Ceremony honors service of veterans

Published 6:52 pm Friday, November 12, 2021

While a chaplain in the U.S. Army, Rev. Darrell Thomsen Jr. recalled numerous times having to visit someone’s home to help deliver news, as he said, that would change the course of those family members’ lives.

He had to share, of course, that their loved one had died in service to their country.

Thomsen shared an indelible memory of such a visit during a Nov. 11 Veterans Day ceremony at Lake Prince Woods. It featured the Nansemond River High School color guard, numerous veterans, patriotic music from members of the Sounds of Time and Thomsen as a guest speaker. Residents who served were honored with a pinning by Capt. Joshua Mellor, Sgt. Mariah Thornton, A1C Alena Stoner and A1C Nixa Santana, who serve at Langley Air Force Base.

On one visit to share the news of a death of a loved one, Thomsen arrived at a home a few minutes before the normal 10 p.m. cutoff for such visits with the notifying officer, knocking on the door and having it open to a mother and father who instantly knew what they were about to hear.

As Thomsen recalled, it didn’t make hearing it any easier for them as their eyes went to total shock.

The mother screamed.

No. 

One more time, she screamed.

No.

She threw the door open, grabbed Thomsen’s uniform, squeezing it to the point of distorting the ribbons on it.

No.

That was the last word she spoke that evening.

They made the notification and spent time talking with the father before they left.

The next day, Thomsen called, and they invited him over for dinner.

Opening the door, the mother apologized to Thomsen.

“I’m so sorry,” Thomsen recalled her saying.

“And I said, ‘Sorry for what? You have no need to be sorry.’”

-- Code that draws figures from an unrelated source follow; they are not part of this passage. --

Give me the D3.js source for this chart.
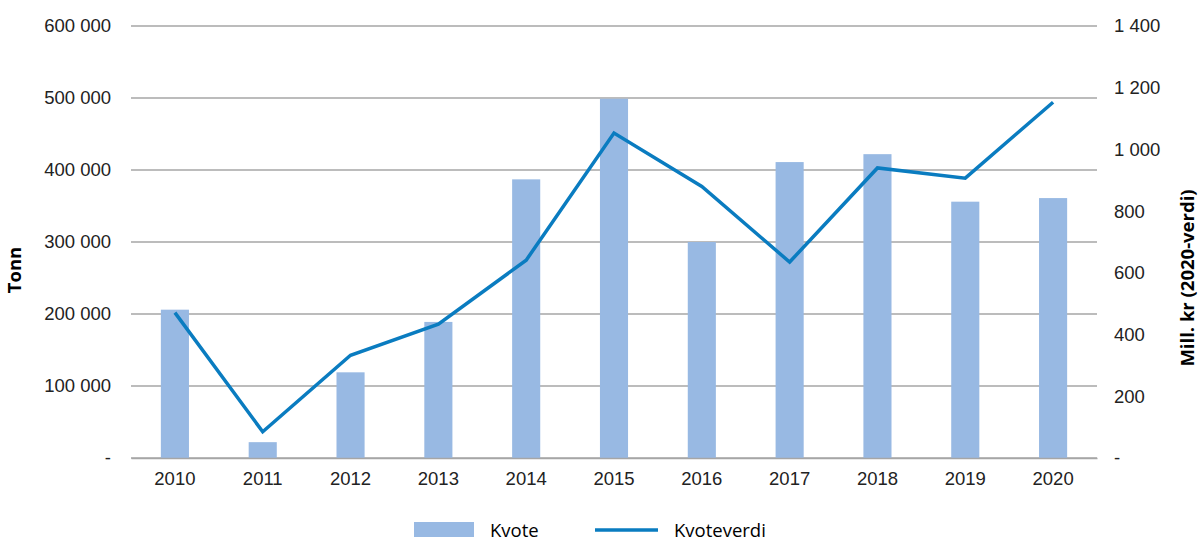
<!DOCTYPE html>
<meta charset="utf-8">
<head>
<script src="https://d3js.org/d3.v7.min.js"></script>
<style>
  body { margin: 0; background: #fff; font-family: "Open Sans", sans-serif; }
  .tick text { fill: #222; }
</style>
</head>
<body>
<div id="chart"></div>
<script>

// data
var years = ["2010","2011","2012","2013","2014","2015","2016","2017","2018","2019","2020"];
var kvote = [206000, 22000, 119000, 189000, 387000, 499000, 300000, 411000, 422000, 356000, 361000];
var kvoteverdi = [471, 85, 333, 434, 641, 1053, 880, 635, 940, 907, 1153];
var leftTicks = [0, 100000, 200000, 300000, 400000, 500000, 600000];
var rightTicks = [0, 200, 400, 600, 800, 1000, 1200, 1400];

var W = 1200, H = 558;
var margin = {top: 26, right: 103, bottom: 100, left: 131};
var width = W - margin.left - margin.right,
    height = H - margin.top - margin.bottom;
var fs = "18.5px";

var svg = d3.select("#chart").append("svg")
    .attr("width", W).attr("height", H)
  .append("g")
    .attr("transform", "translate(" + margin.left + "," + margin.top + ")");

var fmt = function(d) {
  if (d === 0) return "-";
  return d3.format(",")(d).replace(/,/g, " ");
};

var x = d3.scaleBand().domain(years).range([0, width]).paddingInner(0.68).paddingOuter(0.34);
var yL = d3.scaleLinear().domain([0, 600000]).range([height, 0]);
var yR = d3.scaleLinear().domain([0, 1400]).range([height, 0]);

// gridlines
svg.append("g").selectAll("line")
  .data(leftTicks)
  .enter().append("line")
    .attr("x1", 0).attr("x2", width)
    .attr("y1", function(d) { return yL(d); })
    .attr("y2", function(d) { return yL(d); })
    .attr("stroke", "#a6a6a6")
    .attr("stroke-width", 1.3);

// left axis
var gl = svg.append("g")
  .call(d3.axisLeft(yL).tickValues(leftTicks).tickFormat(fmt).tickSize(0).tickPadding(20));
gl.select(".domain").remove();
gl.selectAll("text").style("font-size", fs);

// right axis
var gr = svg.append("g")
  .attr("transform", "translate(" + width + ",0)")
  .call(d3.axisRight(yR).tickValues(rightTicks).tickFormat(fmt).tickSize(0).tickPadding(17));
gr.select(".domain").remove();
gr.selectAll("text").style("font-size", fs);

// bars
svg.selectAll(".bar")
  .data(years)
  .enter().append("rect")
    .attr("class", "bar")
    .attr("x", function(d) { return x(d); })
    .attr("width", x.bandwidth())
    .attr("y", function(d, i) { return yL(kvote[i]); })
    .attr("height", function(d, i) { return height - yL(kvote[i]); })
    .attr("fill", "#98b9e3");

// x axis
var gx = svg.append("g")
  .attr("transform", "translate(0," + height + ")")
  .call(d3.axisBottom(x).tickSize(0).tickPadding(14));
gx.select(".domain").attr("stroke", "#a6a6a6").attr("stroke-width", 1.3);
gx.selectAll("text").style("font-size", fs);

// line
var line = d3.line()
  .x(function(d, i) { return x(years[i]) + x.bandwidth() / 2; })
  .y(function(d) { return yR(d); });
svg.append("path")
  .datum(kvoteverdi)
  .attr("d", line)
  .attr("fill", "none")
  .attr("stroke", "#0a7cc0")
  .attr("stroke-width", 3.5)
  .attr("stroke-linejoin", "miter");

// axis titles
svg.append("text")
  .attr("transform", "translate(" + (-margin.left + 21) + "," + (height / 2 + 28) + ") rotate(-90)")
  .style("text-anchor", "middle")
  .style("font-size", fs)
  .style("font-weight", "bold")
  .text("Tonn");

svg.append("text")
  .attr("transform", "translate(" + (width + 97) + "," + (height / 2 + 36) + ") rotate(-90)")
  .style("text-anchor", "middle")
  .style("font-size", fs)
  .style("font-weight", "bold")
  .text("Mill. kr (2020-verdi)");

// legend
var lg = svg.append("g").attr("transform", "translate(0," + (height + 64) + ")");
lg.append("rect")
  .attr("x", 414 - margin.left).attr("y", 0)
  .attr("width", 60).attr("height", 15)
  .attr("fill", "#98b9e3");
lg.append("text")
  .attr("x", 490 - margin.left).attr("y", 15)
  .style("font-size", fs)
  .text("Kvote");
lg.append("line")
  .attr("x1", 595 - margin.left).attr("x2", 658 - margin.left)
  .attr("y1", 8).attr("y2", 8)
  .attr("stroke", "#0a7cc0").attr("stroke-width", 3.5);
lg.append("text")
  .attr("x", 674 - margin.left).attr("y", 15)
  .style("font-size", fs)
  .text("Kvoteverdi");

</script>
</body>
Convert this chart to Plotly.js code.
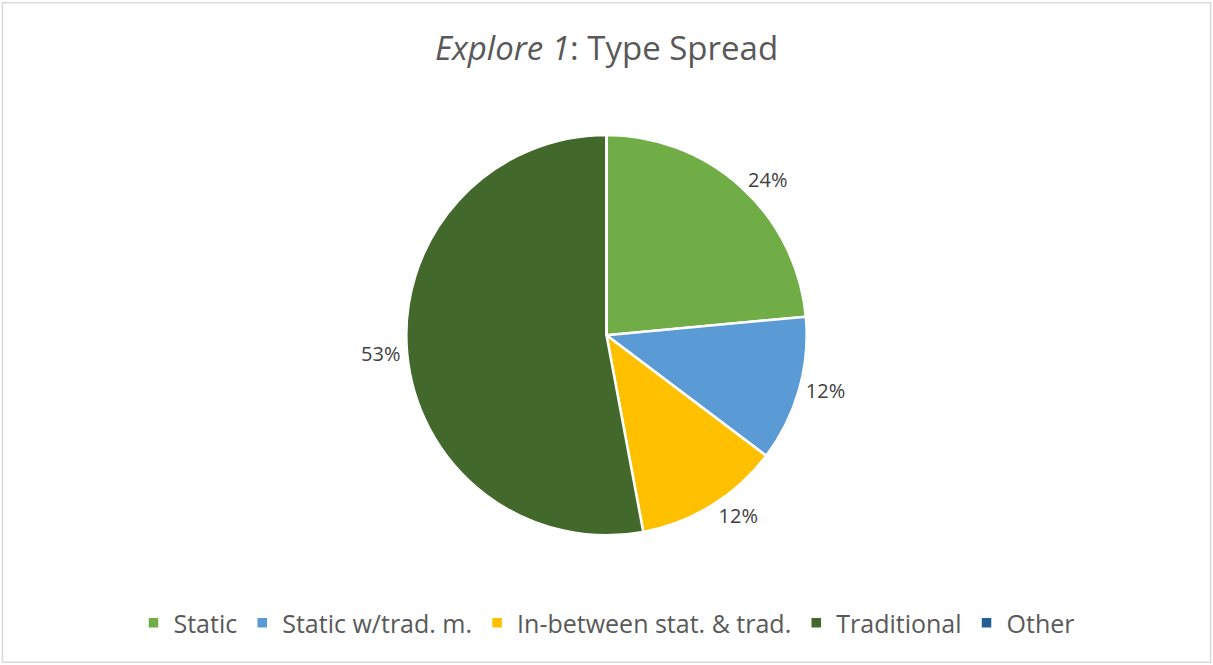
<!DOCTYPE html>
<html>
<head>
<meta charset="utf-8">
<script src="https://cdn.plot.ly/plotly-3.0.1.min.js"></script>
<style>html,body{margin:0;padding:0;background:#fff;}#chart{width:1213px;height:665px;}</style>
</head>
<body>
<div id="chart"></div>
<script>
var categories = ["Static", "Static w/trad. m.", "In-between stat. & trad.", "Traditional", "Other"];
var counts = [4, 2, 2, 9, 0];
var colors = ["#70AD47", "#5B9BD5", "#FFC000", "#43682B", "#255E91"];
var labelTemplates = ["%{percent:.0%}", "%{percent:.0%}", "%{percent:.0%}", "%{percent:.0%}", ""];

var trace = {
  type: "pie",
  labels: categories,
  values: counts,
  sort: false,
  direction: "clockwise",
  rotation: 0,
  marker: {colors: colors, line: {color: "#FFFFFF", width: 2.5}},
  textposition: "outside",
  texttemplate: labelTemplates,
  textfont: {family: "Open Sans, sans-serif", size: 20, color: "#404040"},
  hoverinfo: "label+percent",
  domain: {x: [0.2, 0.8], y: [0.195, 0.797]},
  showlegend: true
};

var layout = {
  width: 1213,
  height: 665,
  margin: {l: 0, r: 0, t: 0, b: 0},
  paper_bgcolor: "#FFFFFF",
  title: {
    text: "<i>Explore 1</i>: Type Spread",
    font: {family: "Open Sans, sans-serif", size: 33, color: "#595959"},
    x: 0.5, xanchor: "center", y: 0.927, yanchor: "middle"
  },
  legend: {
    orientation: "h",
    x: 0.5, xanchor: "center",
    y: 0.063, yanchor: "middle",
    font: {family: "Open Sans, sans-serif", size: 25, color: "#595959"},
    itemclick: false
  },
  shapes: [{
    type: "rect", xref: "paper", yref: "paper",
    x0: 0.002, x1: 0.998, y0: 0.004, y1: 0.996,
    line: {color: "#D9D9D9", width: 1.5}
  }]
};

Plotly.newPlot("chart", [trace], layout, {displayModeBar: false, staticPlot: true});
</script>
</body>
</html>
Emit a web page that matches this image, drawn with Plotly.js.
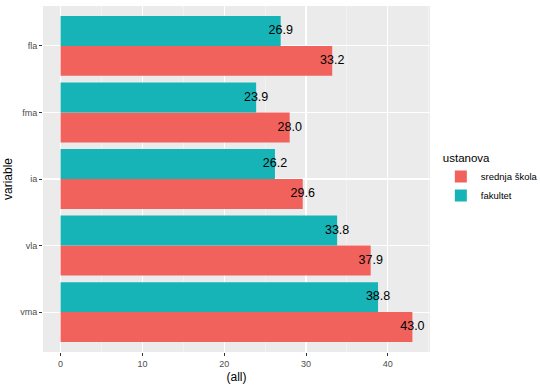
<!DOCTYPE html>
<html>
<head>
<meta charset="utf-8">
<script src="https://cdn.plot.ly/plotly-3.0.1.min.js"></script>
<style>html,body{margin:0;padding:0;background:#fff;}#chart{width:540px;height:386px;}</style>
</head>
<body>
<div id="chart"></div>
<script>
const categories = ['fla', 'fma', 'ia', 'vla', 'vma'];
const srednjaSkola = [33.2, 28.0, 29.6, 37.9, 43.0];
const fakultet = [26.9, 23.9, 26.2, 33.8, 38.8];
const seriesNames = ['srednja škola', 'fakultet'];
const xTicks = [0, 10, 20, 30, 40];

const red = '#F2625C';
const teal = '#17B4B7';
const font = 'Liberation Sans, Arial, Helvetica, sans-serif';

const traces = [
  {type: 'bar', orientation: 'h', name: seriesNames[0], y: categories, x: srednjaSkola,
   marker: {color: red}, hoverinfo: 'skip'},
  {type: 'bar', orientation: 'h', name: seriesNames[1], y: categories, x: fakultet,
   marker: {color: teal}, hoverinfo: 'skip'},
  {type: 'scatter', mode: 'text', orientation: 'h', y: categories, x: srednjaSkola,
   texttemplate: '%{x:.1f}', textposition: 'middle center', showlegend: false,
   textfont: {family: font, size: 12.5, color: '#000'}, hoverinfo: 'skip'},
  {type: 'scatter', mode: 'text', orientation: 'h', y: categories, x: fakultet,
   texttemplate: '%{x:.1f}', textposition: 'middle center', showlegend: false,
   textfont: {family: font, size: 12.5, color: '#000'}, hoverinfo: 'skip'}
];

const layout = {
  width: 540, height: 386,
  margin: {l: 43, r: 110, t: 6, b: 34, autoexpand: false},
  paper_bgcolor: '#fff',
  plot_bgcolor: '#EBEBEB',
  barmode: 'group', bargap: 0.1, bargroupgap: 0,
  scattermode: 'group', scattergap: 0.1,
  font: {family: font},
  xaxis: {
    range: [-2.15, 45.15], tickvals: xTicks, ticktext: xTicks.map(String),
    showgrid: true, gridcolor: '#fff', gridwidth: 1.1,
    minor: {dtick: 5, showgrid: true, gridcolor: '#F6F6F6', gridwidth: 0.6},
    zeroline: false, showline: false,
    ticks: 'outside', ticklen: 3, tickcolor: '#333', tickwidth: 1,
    tickfont: {size: 9, color: '#4d4d4d'},
    title: {text: '(all)', font: {size: 12, color: '#000'}, standoff: 4}
  },
  yaxis: {
    type: 'category', categoryorder: 'array', categoryarray: categories.slice().reverse(),
    range: [-0.6, 4.6],
    showgrid: true, gridcolor: '#fff', gridwidth: 1.1,
    zeroline: false, showline: false,
    ticks: 'outside', ticklen: 3, tickcolor: '#333', tickwidth: 1,
    tickfont: {size: 9, color: '#4d4d4d'},
    title: {text: 'variable', font: {size: 12, color: '#000'}, standoff: 4}
  },
  legend: {
    x: 1.028, xanchor: 'left', y: 0.592, yanchor: 'top',
    title: {text: 'ustanova', font: {size: 11.5, color: '#000'}},
    font: {size: 9.5, color: '#000'},
    traceorder: 'normal', tracegroupgap: 0, itemwidth: 30,
    bgcolor: 'rgba(0,0,0,0)'
  },
  showlegend: true
};

Plotly.newPlot('chart', traces, layout, {displayModeBar: false, staticPlot: true});
</script>
</body>
</html>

She said he didn’t understand, that she was sorry for saying why.

The father then called to him and showed him a letter from their son — he had written it for them to read if he died while in service — that he had asked them to read only after those who notified them had left. The father knew to do this because he had walked in on his son writing it.

In the letter, Thomsen shared:

“He told his mom and dad how much they meant to him. He told his mom and dad how much his life was blessed because of the way that they raised him. He told his mom and dad that he was doing what he was doing because of what they had instilled in him.

“He told his mom exactly what she was going to do, and she did exactly what he wrote in the letter. … And the mom was caught by that because she couldn’t believe that the son knew all of that. And then he said to his mom in that letter, “I died doing what you taught me to do, and that is, make a difference in the lives of people.”

“And that kid made a difference, and he transformed their environment from an environment of hopelessness to an environment of hope.”

From that point, Thomsen said, they committed themselves to making a difference in other people’s lives, to make their lives better.

“I say to you, thank you, for committing your life to making things better,” Thomsen said. “You have made a difference. You are making a difference. You will make a difference.”